AIM OF THE EXERCISE:
Stop after the line containing "import plotly.graph_objects as go": print each line exactly from the first line of the listing up to that point.

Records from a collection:
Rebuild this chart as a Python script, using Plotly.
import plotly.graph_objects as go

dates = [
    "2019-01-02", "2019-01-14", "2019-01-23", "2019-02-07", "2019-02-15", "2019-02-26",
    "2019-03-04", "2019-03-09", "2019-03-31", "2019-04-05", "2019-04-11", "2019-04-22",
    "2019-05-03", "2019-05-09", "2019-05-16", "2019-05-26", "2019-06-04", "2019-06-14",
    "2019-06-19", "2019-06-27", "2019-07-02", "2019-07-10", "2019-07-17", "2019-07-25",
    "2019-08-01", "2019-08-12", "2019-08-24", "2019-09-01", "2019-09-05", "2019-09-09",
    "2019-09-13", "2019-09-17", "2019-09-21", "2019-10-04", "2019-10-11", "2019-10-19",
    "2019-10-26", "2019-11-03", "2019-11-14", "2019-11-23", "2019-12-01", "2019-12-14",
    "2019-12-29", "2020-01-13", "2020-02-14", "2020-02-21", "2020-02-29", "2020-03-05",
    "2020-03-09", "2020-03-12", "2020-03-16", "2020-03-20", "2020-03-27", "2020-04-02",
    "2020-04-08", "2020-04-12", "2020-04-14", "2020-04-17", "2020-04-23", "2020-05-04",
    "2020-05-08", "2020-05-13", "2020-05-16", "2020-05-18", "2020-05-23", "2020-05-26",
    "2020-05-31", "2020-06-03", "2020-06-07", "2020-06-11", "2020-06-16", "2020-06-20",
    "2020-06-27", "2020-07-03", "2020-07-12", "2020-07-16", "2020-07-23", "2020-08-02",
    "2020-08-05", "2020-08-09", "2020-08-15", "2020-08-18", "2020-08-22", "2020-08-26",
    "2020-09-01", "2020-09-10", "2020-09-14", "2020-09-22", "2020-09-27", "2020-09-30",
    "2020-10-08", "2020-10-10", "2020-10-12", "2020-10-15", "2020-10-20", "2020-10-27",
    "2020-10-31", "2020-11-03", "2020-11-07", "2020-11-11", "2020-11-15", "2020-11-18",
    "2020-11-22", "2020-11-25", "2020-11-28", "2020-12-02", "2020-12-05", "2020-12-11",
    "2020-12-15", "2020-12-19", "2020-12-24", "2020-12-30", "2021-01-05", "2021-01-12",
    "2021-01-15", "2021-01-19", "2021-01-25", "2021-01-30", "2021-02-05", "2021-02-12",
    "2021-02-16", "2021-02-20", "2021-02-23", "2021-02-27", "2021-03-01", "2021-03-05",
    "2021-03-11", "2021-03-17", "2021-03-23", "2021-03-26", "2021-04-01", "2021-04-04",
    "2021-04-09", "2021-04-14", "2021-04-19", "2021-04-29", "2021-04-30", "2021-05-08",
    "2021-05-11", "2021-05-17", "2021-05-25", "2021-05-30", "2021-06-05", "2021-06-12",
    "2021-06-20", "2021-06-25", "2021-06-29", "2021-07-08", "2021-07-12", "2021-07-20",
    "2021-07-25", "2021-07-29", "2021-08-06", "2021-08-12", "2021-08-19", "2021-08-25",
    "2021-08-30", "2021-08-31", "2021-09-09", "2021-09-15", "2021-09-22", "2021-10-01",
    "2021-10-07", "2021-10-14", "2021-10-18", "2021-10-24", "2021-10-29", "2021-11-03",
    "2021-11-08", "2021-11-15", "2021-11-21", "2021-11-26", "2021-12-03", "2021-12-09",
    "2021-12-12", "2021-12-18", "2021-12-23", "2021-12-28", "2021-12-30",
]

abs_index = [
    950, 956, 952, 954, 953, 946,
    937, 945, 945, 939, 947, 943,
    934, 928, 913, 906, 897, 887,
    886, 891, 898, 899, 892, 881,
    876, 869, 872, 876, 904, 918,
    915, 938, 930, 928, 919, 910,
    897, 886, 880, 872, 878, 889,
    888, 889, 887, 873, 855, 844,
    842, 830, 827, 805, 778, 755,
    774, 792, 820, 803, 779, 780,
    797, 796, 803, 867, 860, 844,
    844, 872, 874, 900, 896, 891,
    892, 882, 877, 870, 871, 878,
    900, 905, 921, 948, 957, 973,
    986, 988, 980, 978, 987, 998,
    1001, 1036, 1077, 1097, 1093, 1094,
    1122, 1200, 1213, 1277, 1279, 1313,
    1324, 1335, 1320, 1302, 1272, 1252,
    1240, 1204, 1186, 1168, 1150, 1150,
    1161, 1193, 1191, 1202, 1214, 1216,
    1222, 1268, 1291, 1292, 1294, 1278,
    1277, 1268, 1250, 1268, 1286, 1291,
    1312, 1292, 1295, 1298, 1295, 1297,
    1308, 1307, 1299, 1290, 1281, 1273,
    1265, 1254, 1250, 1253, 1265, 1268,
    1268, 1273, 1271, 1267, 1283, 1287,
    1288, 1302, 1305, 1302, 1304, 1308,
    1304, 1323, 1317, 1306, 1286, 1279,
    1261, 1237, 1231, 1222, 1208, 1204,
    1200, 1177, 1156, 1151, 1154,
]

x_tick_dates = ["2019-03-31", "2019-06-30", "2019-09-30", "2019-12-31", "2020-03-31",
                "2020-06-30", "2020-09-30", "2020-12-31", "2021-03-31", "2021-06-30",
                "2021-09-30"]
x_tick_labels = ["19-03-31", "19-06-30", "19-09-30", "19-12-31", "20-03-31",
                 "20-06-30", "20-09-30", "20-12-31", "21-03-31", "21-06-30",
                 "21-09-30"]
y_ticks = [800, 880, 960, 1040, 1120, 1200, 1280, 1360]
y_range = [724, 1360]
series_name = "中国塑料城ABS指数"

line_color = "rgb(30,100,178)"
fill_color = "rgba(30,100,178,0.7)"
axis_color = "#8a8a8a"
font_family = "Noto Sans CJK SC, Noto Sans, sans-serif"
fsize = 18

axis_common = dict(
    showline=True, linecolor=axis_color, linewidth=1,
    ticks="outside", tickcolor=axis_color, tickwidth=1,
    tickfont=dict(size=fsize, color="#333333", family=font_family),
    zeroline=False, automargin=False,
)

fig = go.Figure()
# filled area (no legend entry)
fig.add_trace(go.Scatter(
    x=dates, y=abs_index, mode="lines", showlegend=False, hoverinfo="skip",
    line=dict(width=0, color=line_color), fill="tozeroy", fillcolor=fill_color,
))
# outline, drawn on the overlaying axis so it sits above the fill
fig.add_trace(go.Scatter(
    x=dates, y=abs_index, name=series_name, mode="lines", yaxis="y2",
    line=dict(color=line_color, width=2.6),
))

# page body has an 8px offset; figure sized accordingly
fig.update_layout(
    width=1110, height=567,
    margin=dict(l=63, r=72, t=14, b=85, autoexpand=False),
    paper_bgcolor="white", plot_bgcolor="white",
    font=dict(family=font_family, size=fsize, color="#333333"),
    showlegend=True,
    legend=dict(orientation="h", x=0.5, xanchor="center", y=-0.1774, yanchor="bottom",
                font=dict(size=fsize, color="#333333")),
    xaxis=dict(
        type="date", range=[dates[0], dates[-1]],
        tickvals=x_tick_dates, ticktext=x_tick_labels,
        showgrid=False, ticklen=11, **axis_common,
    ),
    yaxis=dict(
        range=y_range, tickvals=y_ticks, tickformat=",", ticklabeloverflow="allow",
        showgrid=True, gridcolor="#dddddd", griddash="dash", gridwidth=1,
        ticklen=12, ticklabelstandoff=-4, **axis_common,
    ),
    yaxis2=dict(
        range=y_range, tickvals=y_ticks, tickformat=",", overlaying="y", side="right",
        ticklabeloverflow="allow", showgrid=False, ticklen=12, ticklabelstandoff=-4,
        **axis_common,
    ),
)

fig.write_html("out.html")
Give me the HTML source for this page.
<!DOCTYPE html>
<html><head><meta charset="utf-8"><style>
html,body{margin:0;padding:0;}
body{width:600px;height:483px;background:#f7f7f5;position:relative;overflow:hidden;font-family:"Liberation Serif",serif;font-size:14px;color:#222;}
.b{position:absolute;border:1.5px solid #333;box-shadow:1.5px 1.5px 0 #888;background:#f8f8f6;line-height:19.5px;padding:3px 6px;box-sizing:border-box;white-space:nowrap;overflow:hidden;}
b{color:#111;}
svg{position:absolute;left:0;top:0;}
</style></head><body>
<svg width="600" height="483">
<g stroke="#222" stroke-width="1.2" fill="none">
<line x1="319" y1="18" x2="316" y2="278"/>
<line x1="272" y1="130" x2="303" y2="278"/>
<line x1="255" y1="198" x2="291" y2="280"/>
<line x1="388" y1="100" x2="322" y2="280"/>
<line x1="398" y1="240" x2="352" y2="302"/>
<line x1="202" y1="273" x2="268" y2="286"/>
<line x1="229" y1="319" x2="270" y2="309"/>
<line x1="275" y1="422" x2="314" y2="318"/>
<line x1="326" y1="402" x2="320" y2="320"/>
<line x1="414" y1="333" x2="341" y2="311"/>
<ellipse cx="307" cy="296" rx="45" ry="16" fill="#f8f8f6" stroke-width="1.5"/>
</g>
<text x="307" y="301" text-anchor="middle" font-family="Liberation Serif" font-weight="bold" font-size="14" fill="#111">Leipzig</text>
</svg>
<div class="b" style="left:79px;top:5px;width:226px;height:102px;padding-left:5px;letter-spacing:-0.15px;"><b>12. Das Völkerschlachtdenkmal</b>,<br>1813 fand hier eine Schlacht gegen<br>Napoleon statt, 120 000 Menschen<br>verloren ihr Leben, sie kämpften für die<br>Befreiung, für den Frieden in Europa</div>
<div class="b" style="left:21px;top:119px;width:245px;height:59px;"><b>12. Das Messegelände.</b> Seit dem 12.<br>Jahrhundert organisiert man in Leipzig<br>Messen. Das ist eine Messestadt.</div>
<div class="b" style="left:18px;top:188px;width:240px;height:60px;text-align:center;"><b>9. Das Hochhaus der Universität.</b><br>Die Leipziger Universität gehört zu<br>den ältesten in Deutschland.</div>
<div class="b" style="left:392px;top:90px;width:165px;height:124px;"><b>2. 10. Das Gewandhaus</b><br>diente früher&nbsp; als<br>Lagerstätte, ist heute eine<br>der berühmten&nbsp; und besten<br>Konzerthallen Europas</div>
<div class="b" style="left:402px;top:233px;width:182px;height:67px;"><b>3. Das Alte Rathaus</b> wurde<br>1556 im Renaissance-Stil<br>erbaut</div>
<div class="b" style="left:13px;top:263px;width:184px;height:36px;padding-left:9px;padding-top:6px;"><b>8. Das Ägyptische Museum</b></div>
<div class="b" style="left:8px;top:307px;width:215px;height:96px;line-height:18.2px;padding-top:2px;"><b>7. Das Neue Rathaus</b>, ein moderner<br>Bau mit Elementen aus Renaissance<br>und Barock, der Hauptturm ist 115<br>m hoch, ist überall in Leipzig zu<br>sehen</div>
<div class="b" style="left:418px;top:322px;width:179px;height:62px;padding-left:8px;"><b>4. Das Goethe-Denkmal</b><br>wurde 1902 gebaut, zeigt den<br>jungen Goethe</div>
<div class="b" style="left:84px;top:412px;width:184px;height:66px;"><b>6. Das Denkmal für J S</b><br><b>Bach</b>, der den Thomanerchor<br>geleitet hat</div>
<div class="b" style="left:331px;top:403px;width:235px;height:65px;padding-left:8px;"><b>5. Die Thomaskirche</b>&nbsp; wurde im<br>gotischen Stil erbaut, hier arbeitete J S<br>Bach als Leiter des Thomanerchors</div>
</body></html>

FINAL RESULT:
Rebuild this chart as a Python script, using Plotly.
import plotly.graph_objects as go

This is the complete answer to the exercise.